With prices, crime and debts going through the roof, and with liberties and opportunities swirling down political drainpipes, do you still think the so-called “tax protests” are just about taxes? Why do politicians propose to amend constitutions they violate? My fellow citizens, there is no “dumbed-down” solution; we must read our constitutions and demand an end to the anarchy of ungoverned government. We’ve done everything but that.
Literally millions of people voraciously devour 1000-page romance novels, one after the other. Millions can tell you the vertical jump-height of their favorite basketball stars. Millions of people can perform whole scenes from obscure movies. But only a “fringe” few have read the four-page Constitution of the United States. Until fairly recently, I had met only one person (other than me) who had read the much longer Indiana Constitution.
In other words, people spend their time with all sorts of detailed, complex blather, and yet do not know their rights, the rules by which we’re to live, or the legacy so many patriotic Americans fought and died to protect.
If there’s anything that makes me different, it’s certainly not that I’m running for Governor of Indiana as a Libertarian; it’s that I’ve read the constitutions, and I’m mad enough to get off my duff to bring them back.
While citizens put their hand on the hearts and pledge to obey a flag, all politicians, police, soldiers and new citizens swear an oath to constitutions. Why? Because constitutions are a leash on political power, not on citizen rights. How could I get mad about this? Well:
- Most political spending is unconstitutional.
- Most political actions and agencies are unconstitutional.
- Most political power is unconstitutional.
- Most taxation is unconstitutional.
- Politicians null their powers by violating their oaths to these constitutions.
- Another word for “unconstitutional,” is “treasonous.”
Yet voters, not the politicians they hire, are to blame for all the troubles around us. Over the past hundred years we’ve paid and voted for all sorts of unconstitutional abuse, and we got it good and hard.
And so now we fail. Nations do fall, you know. It’s happening.
We can fix this, but not by delegating it to the power-drunk. We must read the best social contracts ever devised, and demand their enforcement. The good news is that they’re much shorter and easier to read than the instructions that came with your cell phone. The bad news is that reading these documents as written will make you mad. Hopefully, mad enough to get off your duff.
Here’re some tips to reading constitutions:
- Ignore what politicians tell you about them. Read them yourself.
- Start with the Constitution of the United States. It’s not at all what you’ve been told.
- Imagine that the words mean what they say, because they do. Really.
- Read the 9th and 10th Amendments first. Read the 10th three times before proceeding.
- The current Indiana Constitution was written by people who violated the previous one and bankrupted the state. I suggest you read a copy that has some notes with it, such as you’ll find as my Platform at http://www.horningforgovernor.com.
Human history details the certainty of failure in human politics. Success is precious rare.
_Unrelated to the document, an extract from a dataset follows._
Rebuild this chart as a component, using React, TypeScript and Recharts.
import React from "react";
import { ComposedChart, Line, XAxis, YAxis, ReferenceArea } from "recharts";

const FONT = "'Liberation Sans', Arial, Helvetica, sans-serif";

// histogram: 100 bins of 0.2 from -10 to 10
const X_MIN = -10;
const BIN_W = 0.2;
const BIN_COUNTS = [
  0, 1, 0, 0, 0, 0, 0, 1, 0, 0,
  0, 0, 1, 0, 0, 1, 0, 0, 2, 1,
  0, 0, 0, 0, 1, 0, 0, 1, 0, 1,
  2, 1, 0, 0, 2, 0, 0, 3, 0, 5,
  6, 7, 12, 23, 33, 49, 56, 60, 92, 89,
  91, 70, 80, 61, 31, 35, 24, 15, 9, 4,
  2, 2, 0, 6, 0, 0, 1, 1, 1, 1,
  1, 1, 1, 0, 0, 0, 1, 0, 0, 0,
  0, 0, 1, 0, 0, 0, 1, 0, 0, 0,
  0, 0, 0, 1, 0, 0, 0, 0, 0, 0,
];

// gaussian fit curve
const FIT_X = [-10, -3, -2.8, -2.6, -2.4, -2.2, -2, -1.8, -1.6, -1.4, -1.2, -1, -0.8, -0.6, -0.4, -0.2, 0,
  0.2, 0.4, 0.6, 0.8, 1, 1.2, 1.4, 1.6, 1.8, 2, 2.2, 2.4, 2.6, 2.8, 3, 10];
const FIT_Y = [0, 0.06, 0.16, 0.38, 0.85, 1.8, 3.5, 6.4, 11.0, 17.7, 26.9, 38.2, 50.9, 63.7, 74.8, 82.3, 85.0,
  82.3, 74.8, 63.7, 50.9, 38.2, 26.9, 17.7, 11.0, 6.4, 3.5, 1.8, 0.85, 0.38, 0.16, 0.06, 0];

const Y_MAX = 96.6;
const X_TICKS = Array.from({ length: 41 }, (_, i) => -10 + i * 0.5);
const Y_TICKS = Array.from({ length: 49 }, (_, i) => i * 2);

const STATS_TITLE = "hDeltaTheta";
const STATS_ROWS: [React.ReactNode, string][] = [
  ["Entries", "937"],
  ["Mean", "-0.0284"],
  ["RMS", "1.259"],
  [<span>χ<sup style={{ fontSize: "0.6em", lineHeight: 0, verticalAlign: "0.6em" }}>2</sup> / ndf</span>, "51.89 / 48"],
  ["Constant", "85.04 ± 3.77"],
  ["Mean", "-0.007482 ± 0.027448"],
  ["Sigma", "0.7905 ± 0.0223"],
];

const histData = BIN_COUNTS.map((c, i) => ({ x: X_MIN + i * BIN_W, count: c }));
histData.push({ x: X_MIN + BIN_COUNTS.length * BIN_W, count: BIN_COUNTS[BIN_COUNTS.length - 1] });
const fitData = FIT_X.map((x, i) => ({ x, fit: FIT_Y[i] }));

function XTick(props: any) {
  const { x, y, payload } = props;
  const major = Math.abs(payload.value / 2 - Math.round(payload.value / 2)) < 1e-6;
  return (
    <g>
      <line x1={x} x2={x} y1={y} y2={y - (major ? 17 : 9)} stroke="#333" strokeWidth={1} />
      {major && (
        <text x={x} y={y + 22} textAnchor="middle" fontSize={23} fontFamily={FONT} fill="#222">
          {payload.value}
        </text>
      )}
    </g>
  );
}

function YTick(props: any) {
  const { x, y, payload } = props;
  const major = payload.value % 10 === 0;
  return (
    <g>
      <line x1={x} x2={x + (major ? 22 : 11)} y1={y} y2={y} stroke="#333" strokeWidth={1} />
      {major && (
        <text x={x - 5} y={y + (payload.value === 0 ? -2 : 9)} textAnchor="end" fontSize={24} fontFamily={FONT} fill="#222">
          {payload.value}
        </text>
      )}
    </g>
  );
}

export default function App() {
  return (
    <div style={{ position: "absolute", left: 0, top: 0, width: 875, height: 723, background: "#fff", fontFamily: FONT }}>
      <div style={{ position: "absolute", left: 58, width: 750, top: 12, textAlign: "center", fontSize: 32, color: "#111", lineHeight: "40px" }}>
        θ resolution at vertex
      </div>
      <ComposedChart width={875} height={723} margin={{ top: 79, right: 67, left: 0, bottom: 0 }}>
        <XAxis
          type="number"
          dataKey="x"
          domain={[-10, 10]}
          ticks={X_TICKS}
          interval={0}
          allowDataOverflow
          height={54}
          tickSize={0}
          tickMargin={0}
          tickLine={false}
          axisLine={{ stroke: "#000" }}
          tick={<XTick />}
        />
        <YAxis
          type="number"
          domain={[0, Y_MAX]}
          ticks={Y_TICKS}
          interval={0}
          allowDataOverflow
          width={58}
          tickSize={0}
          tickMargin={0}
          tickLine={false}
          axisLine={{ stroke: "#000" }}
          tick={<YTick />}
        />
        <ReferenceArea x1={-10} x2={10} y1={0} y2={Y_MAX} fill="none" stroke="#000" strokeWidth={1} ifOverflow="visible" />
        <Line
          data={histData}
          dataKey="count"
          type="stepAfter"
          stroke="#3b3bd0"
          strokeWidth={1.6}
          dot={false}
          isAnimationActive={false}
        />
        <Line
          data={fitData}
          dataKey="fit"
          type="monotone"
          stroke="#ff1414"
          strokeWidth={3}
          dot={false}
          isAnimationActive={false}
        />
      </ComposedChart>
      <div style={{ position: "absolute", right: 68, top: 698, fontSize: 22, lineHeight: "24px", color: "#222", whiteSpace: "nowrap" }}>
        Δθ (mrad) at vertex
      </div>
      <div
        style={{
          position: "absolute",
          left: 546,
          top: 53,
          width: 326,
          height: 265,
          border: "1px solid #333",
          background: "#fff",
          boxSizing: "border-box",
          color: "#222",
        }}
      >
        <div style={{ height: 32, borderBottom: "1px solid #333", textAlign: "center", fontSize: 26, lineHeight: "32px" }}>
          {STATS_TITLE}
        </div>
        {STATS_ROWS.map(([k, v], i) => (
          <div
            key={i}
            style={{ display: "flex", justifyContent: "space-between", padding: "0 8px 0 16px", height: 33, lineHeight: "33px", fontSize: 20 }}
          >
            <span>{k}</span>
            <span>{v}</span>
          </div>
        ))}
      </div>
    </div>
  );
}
I believe that real political success is rooted in just three things: property ownership, governed government (Rule of Law), and free market economics. The degree to which politicians allow these virtues determines the degree of any culture’s success. Most of our constitutions’ framers knew this. That’s why constitutions are to be obeyed as written, and why politicians are required, by constitutions, to swear an oath to uphold them.
Now if only we would replace our oath to a flag with one to the constitutions; to uphold and defend them against all enemies, foreign …and domestic.